Some advocates and scholars I contacted for this article said pinning down exact numbers isn't necessary. Dennis R. Papazian writes on the Web site of the Armenian Research Center at University of Michigan-Dearborn, where he serves as director: "Does it really make the actions of Turkey better if they succeeded in killing only 600,000 Armenians and not 1.5 million? . . . In any case, it was genocide."
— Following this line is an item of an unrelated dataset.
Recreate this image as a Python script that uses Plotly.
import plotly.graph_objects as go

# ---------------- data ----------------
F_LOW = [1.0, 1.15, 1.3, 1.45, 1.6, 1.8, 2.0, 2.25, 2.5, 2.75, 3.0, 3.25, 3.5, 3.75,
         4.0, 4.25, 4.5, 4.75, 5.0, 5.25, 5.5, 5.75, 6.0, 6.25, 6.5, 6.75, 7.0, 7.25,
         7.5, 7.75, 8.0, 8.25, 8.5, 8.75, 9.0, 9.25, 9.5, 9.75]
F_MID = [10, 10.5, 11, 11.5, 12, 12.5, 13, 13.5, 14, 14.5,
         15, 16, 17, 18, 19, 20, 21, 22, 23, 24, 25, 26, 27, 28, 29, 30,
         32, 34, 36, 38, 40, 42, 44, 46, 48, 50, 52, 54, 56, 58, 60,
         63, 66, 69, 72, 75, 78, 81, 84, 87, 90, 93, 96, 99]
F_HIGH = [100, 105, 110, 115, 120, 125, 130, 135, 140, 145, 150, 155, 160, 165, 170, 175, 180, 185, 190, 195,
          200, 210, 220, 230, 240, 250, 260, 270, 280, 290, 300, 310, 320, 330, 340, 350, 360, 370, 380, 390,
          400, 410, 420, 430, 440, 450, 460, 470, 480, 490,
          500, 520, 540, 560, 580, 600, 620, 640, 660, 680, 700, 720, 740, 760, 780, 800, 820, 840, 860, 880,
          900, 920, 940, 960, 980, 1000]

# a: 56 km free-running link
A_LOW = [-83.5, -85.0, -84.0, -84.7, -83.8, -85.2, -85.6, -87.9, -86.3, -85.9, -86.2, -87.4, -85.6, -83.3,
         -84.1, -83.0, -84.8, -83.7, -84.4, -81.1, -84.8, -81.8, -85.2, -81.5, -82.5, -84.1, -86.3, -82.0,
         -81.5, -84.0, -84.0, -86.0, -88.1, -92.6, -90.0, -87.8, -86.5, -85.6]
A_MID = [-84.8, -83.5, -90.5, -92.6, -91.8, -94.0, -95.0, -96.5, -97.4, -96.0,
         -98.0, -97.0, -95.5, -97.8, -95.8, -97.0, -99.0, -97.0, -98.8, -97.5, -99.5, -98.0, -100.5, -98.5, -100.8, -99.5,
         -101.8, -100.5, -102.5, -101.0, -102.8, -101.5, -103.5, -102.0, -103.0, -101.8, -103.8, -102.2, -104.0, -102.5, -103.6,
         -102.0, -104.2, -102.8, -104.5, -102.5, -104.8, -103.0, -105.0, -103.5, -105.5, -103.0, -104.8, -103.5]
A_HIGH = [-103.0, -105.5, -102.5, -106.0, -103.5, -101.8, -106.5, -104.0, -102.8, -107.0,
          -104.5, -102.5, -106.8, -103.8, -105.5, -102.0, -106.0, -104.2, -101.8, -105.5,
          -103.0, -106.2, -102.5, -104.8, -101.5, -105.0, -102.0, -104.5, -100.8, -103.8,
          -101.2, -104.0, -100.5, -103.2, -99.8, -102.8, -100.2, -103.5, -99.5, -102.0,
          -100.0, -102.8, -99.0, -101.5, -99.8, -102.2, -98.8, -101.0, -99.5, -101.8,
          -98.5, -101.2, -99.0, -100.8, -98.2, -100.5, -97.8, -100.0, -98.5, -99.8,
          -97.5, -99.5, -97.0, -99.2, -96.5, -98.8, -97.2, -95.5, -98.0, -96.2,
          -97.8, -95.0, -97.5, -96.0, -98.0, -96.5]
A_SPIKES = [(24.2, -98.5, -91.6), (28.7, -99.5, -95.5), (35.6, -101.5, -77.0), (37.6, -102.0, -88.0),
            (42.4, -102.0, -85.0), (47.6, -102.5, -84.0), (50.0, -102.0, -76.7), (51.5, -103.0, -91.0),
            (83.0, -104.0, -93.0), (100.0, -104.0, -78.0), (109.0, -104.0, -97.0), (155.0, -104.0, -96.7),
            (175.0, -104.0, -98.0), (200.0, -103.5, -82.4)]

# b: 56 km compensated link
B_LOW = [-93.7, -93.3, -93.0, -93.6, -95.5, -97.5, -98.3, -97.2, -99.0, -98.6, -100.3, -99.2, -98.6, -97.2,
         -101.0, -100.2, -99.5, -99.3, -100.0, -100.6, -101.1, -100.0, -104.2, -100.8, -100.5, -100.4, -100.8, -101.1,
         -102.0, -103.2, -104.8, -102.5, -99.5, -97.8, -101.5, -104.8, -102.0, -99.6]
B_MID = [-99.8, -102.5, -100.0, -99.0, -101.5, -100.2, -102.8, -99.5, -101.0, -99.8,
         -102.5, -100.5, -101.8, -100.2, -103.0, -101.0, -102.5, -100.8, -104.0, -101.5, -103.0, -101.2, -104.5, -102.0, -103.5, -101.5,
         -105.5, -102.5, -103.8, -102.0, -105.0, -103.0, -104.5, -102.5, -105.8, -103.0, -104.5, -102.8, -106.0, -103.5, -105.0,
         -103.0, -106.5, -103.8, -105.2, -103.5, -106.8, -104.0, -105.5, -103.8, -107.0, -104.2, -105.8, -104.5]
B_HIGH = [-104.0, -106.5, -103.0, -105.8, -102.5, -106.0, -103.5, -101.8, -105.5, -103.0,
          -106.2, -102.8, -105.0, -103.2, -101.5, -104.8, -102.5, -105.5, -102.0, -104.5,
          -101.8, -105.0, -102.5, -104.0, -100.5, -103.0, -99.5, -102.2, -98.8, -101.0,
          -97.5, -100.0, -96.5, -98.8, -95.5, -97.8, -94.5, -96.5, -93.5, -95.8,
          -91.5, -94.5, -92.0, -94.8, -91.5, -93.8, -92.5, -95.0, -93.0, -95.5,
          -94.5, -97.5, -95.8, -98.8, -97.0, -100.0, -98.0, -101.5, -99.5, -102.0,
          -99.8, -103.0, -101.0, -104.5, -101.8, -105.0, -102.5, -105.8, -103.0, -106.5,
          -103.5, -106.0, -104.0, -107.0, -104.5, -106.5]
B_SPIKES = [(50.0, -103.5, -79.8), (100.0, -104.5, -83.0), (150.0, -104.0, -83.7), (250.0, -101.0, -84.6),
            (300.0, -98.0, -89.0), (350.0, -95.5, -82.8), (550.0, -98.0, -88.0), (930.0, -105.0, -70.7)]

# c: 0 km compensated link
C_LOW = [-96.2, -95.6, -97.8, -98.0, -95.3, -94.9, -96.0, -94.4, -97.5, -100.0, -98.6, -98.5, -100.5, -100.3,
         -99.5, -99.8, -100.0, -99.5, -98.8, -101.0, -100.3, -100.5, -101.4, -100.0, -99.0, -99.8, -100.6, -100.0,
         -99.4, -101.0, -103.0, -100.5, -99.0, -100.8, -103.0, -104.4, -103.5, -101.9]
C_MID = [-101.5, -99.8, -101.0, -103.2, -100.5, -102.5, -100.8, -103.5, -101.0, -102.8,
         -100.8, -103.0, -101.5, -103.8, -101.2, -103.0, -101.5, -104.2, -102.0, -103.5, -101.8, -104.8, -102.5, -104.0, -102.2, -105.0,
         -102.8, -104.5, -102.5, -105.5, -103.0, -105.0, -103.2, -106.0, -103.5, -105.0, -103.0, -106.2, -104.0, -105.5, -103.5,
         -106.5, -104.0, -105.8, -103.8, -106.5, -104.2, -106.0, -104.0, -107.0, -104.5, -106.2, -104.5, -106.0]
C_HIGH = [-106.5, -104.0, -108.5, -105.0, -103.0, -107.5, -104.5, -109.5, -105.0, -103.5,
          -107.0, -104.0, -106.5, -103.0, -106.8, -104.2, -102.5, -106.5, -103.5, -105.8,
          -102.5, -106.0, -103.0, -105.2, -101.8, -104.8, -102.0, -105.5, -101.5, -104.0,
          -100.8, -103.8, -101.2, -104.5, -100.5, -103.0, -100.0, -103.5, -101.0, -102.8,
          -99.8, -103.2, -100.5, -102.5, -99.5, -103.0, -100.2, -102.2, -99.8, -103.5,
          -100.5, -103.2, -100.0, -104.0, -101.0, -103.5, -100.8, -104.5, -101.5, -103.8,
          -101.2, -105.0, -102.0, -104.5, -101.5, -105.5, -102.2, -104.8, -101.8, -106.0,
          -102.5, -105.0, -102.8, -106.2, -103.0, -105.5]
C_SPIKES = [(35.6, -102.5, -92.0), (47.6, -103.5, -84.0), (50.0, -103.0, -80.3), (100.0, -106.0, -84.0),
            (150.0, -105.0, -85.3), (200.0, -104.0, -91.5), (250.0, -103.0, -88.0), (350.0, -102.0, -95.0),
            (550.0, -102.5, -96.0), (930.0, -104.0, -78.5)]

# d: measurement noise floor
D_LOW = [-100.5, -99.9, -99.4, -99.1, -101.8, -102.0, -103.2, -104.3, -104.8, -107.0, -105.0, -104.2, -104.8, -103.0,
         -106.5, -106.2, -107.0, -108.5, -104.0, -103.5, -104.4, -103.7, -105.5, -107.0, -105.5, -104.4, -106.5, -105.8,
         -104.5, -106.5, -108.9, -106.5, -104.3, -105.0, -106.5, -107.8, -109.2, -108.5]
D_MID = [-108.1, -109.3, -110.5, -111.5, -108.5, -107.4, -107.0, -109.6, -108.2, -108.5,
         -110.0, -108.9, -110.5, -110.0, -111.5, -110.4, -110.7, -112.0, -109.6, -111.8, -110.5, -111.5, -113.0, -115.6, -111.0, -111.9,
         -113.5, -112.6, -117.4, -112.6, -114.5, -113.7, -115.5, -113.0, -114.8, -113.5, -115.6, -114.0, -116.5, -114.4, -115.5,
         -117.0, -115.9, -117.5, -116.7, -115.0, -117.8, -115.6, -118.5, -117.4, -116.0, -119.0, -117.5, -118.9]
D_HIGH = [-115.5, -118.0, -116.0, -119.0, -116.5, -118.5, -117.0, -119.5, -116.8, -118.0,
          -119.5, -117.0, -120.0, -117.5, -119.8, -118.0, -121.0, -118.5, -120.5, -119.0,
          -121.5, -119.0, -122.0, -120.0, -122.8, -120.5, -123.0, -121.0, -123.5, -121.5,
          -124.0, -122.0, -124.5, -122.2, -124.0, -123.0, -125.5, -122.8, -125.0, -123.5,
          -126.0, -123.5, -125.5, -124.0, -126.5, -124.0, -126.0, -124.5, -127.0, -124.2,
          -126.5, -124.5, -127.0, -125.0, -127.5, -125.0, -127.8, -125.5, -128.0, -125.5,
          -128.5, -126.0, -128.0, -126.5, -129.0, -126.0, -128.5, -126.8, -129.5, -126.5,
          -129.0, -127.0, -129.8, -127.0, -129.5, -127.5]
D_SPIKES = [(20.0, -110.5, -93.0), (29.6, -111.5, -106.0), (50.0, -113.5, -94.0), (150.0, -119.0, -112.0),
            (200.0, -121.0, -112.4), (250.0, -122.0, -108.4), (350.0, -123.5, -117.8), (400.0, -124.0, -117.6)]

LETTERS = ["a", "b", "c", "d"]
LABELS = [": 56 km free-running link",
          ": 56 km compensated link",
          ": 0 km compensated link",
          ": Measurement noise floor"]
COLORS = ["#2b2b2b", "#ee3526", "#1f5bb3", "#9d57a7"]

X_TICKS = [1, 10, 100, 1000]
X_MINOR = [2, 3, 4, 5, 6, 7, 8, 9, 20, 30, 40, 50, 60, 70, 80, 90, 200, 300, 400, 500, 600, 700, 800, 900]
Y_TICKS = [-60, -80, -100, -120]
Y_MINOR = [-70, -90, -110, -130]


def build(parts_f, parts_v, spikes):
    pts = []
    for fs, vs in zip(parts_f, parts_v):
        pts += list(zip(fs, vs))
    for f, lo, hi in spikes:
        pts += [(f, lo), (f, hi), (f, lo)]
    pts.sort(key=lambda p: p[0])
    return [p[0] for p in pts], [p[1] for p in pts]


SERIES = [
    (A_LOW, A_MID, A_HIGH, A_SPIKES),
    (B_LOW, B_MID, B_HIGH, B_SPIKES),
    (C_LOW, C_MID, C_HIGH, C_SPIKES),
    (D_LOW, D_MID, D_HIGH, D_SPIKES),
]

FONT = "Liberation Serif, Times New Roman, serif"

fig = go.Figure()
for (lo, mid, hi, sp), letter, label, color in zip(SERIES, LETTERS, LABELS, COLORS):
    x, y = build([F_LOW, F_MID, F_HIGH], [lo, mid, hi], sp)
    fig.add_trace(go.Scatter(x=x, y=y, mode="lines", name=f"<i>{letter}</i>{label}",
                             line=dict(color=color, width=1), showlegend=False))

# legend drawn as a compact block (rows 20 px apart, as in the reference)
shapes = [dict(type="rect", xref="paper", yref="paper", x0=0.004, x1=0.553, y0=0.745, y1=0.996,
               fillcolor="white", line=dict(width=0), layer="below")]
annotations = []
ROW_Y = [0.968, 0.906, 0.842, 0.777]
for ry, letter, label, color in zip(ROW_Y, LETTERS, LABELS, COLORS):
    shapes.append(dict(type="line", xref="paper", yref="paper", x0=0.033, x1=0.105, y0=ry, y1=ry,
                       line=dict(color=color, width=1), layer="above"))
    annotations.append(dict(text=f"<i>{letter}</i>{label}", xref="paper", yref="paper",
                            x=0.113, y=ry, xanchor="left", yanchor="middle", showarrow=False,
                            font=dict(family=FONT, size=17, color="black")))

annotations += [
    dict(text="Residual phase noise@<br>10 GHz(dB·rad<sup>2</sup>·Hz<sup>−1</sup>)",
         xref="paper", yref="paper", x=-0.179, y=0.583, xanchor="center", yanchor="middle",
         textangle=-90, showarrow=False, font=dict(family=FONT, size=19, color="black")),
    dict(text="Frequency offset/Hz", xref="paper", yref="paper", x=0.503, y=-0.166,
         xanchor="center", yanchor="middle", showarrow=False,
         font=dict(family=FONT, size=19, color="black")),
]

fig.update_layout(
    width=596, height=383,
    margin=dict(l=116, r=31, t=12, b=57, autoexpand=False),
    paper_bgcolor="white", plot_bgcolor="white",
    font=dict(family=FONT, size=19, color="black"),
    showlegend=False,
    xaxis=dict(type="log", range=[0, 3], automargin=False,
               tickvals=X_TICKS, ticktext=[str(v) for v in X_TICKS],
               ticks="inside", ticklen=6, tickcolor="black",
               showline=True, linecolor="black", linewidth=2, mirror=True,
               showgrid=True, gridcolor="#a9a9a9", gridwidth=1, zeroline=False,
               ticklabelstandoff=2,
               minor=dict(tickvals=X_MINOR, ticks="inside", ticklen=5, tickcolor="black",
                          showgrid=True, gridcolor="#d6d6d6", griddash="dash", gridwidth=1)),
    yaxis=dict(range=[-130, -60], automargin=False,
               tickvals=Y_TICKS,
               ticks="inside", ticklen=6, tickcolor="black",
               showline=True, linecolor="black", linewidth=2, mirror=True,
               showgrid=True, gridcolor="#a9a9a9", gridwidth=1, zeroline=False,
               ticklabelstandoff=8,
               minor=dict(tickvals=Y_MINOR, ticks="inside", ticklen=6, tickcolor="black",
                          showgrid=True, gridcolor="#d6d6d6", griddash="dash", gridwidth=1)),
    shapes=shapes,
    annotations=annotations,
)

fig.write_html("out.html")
Are death tolls from today's conflicts bound to be disputed a century hence? It's a question worth asking in light of the continued Armenian controversy. Les Roberts, a research associate at Johns Hopkins University who has worked on counting the dead in Congo, Rwanda and Sierra Leone, painted a dismaying picture of current efforts. In an e-mail from Afghanistan, he mentioned two key challenges. First, "No one can agree on how to define the death toll from a conflict, just the deaths from intentional violence or all those that died because the violence occurred." (The Armenian numbers include both.) And, secondly, "No one is charged or expected to count the deaths from conflict. The [International Committee of the Red Cross] avoids the topic so that they can work with all sides. The press is bad at it. The public health crowd is very adverse to being killed so they rarely estimate deaths until conflicts are over."

But Columbia's Dr. Garfield was more hopeful, saying that methods have improved markedly; researchers, for instance, survey refugees in camps during ongoing conflicts about mortality among friends and neighbors. "I am optimistic about our ability to provide people with a better base," Dr. Garfield says. "It makes it harder to lie."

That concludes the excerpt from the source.